Charts and diagrams as code

+===+

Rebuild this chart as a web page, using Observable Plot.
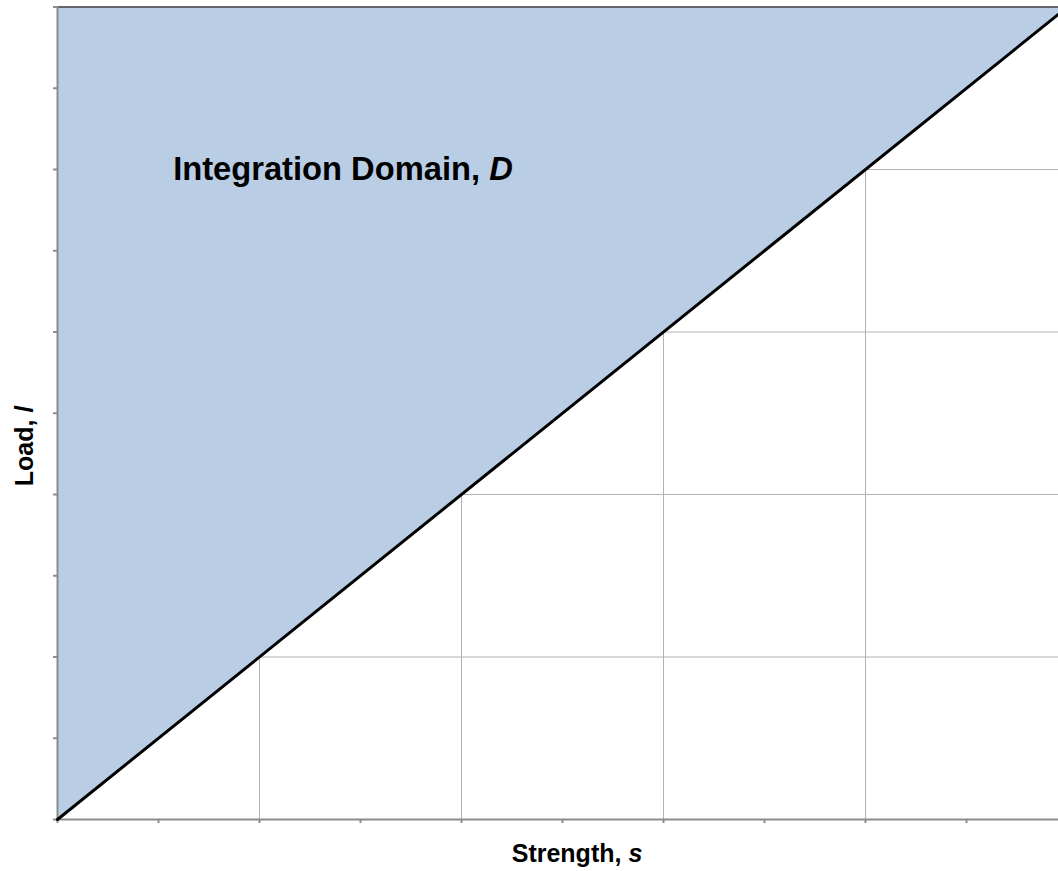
<!DOCTYPE html>
<html>
<head>
<meta charset="utf-8">
<script src="https://cdn.jsdelivr.net/npm/d3@7"></script>
<script src="https://cdn.jsdelivr.net/npm/@observablehq/plot@0.6"></script>
<style>
  html, body { margin: 0; padding: 0; background: #fff; overflow: hidden; }
  #chart svg { display: block; overflow: hidden; }
</style>
</head>
<body>
<div id="chart"></div>
<script>
// Data
const strength = [0, 5];          // s values along the limit-state line
const load = [0, 5];              // l values (l = s)
const gridTicks = [1, 2, 3, 4];   // major gridlines
const axisTicks = [0, 0.5, 1, 1.5, 2, 2.5, 3, 3.5, 4, 4.5, 5];
const domainMax = 5;

const diag = strength.map((s, i) => ({s, l: load[i]}));

const W = 1058, H = 871;
const FONT = "'Liberation Sans', Arial, Helvetica, sans-serif";

const plot = Plot.plot({
  width: W,
  height: H,
  marginLeft: 57,
  marginTop: 6,
  marginBottom: 52,
  marginRight: 0,
  style: {fontFamily: FONT, background: "#fff", overflow: "hidden"},
  x: {domain: [0, domainMax], range: [57, 1067]},
  y: {domain: [0, domainMax], range: [819, 6.5]},
  marks: [
    Plot.gridX(gridTicks, {stroke: "#b3b3b3", strokeOpacity: 1, strokeWidth: 1}),
    Plot.gridY(gridTicks, {stroke: "#b3b3b3", strokeOpacity: 1, strokeWidth: 1}),
    Plot.areaY(diag, {x: "s", y1: "l", y2: () => domainMax, fill: "#b9cde5", fillOpacity: 1}),
    Plot.ruleY([domainMax], {stroke: "#404040", strokeWidth: 1.5}),
    Plot.axisX(axisTicks, {tickSize: 4, tickFormat: () => "", stroke: "#8c8c8c", strokeWidth: 2, label: null}),
    Plot.axisY(axisTicks, {tickSize: 4, tickFormat: () => "", stroke: "#8c8c8c", strokeWidth: 2, label: null}),
    Plot.ruleY([0], {stroke: "#8c8c8c", strokeWidth: 2}),
    Plot.ruleX([0], {stroke: "#8c8c8c", strokeWidth: 2}),
    Plot.line(diag, {x: "s", y: "l", stroke: "#000", strokeWidth: 3})
  ]
});

document.getElementById("chart").appendChild(plot);

// Text labels with mixed italic parts
const svg = d3.select(plot);
const xs = plot.scale("x"), ys = plot.scale("y");

function label(parent, parts, attrs) {
  const t = parent.append("text")
    .attr("font-family", FONT)
    .attr("font-weight", "bold")
    .attr("fill", "#000");
  for (const [k, v] of Object.entries(attrs)) t.attr(k, v);
  for (const [txt, italic] of parts) {
    const sp = t.append("tspan").text(txt);
    if (italic) sp.attr("font-style", "italic");
  }
  return t;
}

// Region label
label(svg, [["Integration Domain, ", false], ["D", true]], {
  x: xs.apply(0.575), y: ys.apply(3.93), "font-size": 32.7, "text-anchor": "start"
});

// X axis label
label(svg, [["Strength, ", false], ["s", true]], {
  x: 577, y: 862, "font-size": 25, "text-anchor": "middle"
});

// Y axis label
label(svg, [["Load, ", false], ["l", true]], {
  transform: "translate(33,446) rotate(-90)", "font-size": 25, "text-anchor": "middle"
});
</script>
</body>
</html>
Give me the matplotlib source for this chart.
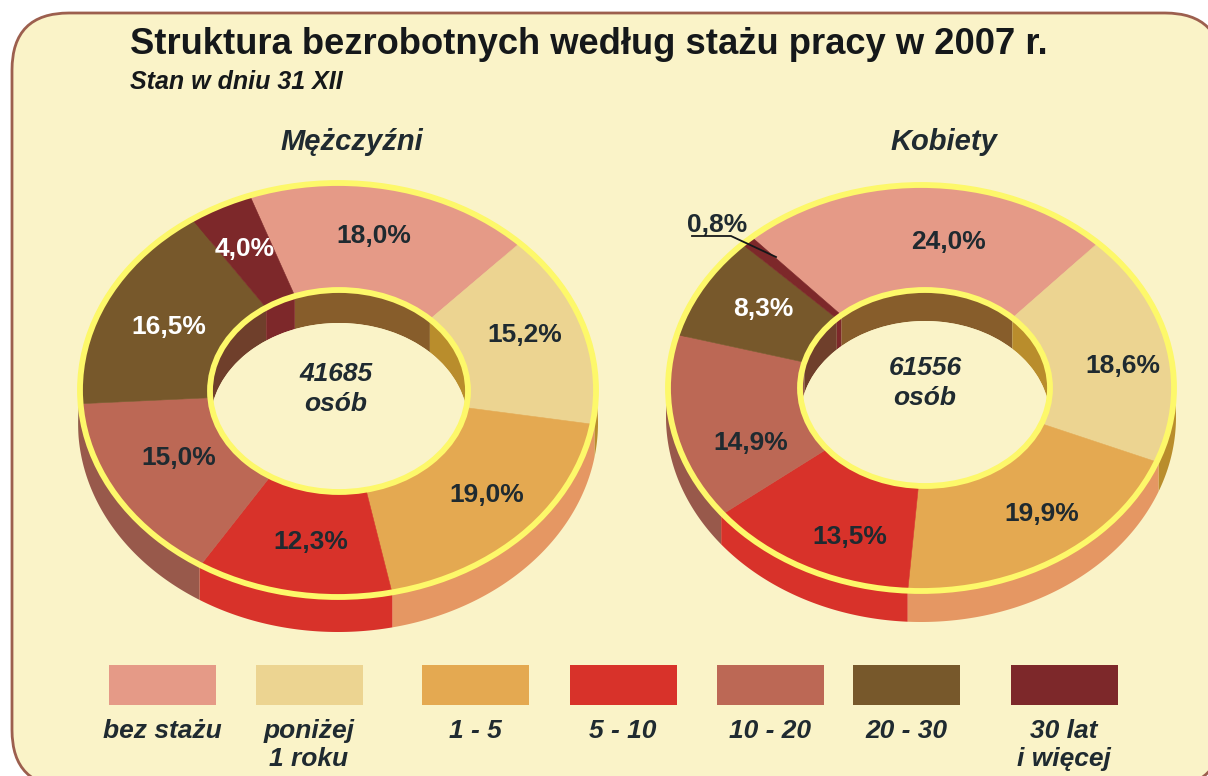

+===+

■ Set exercise
Tell how many lines of the records above hold the string "this". Give no other text.

■ Output below
2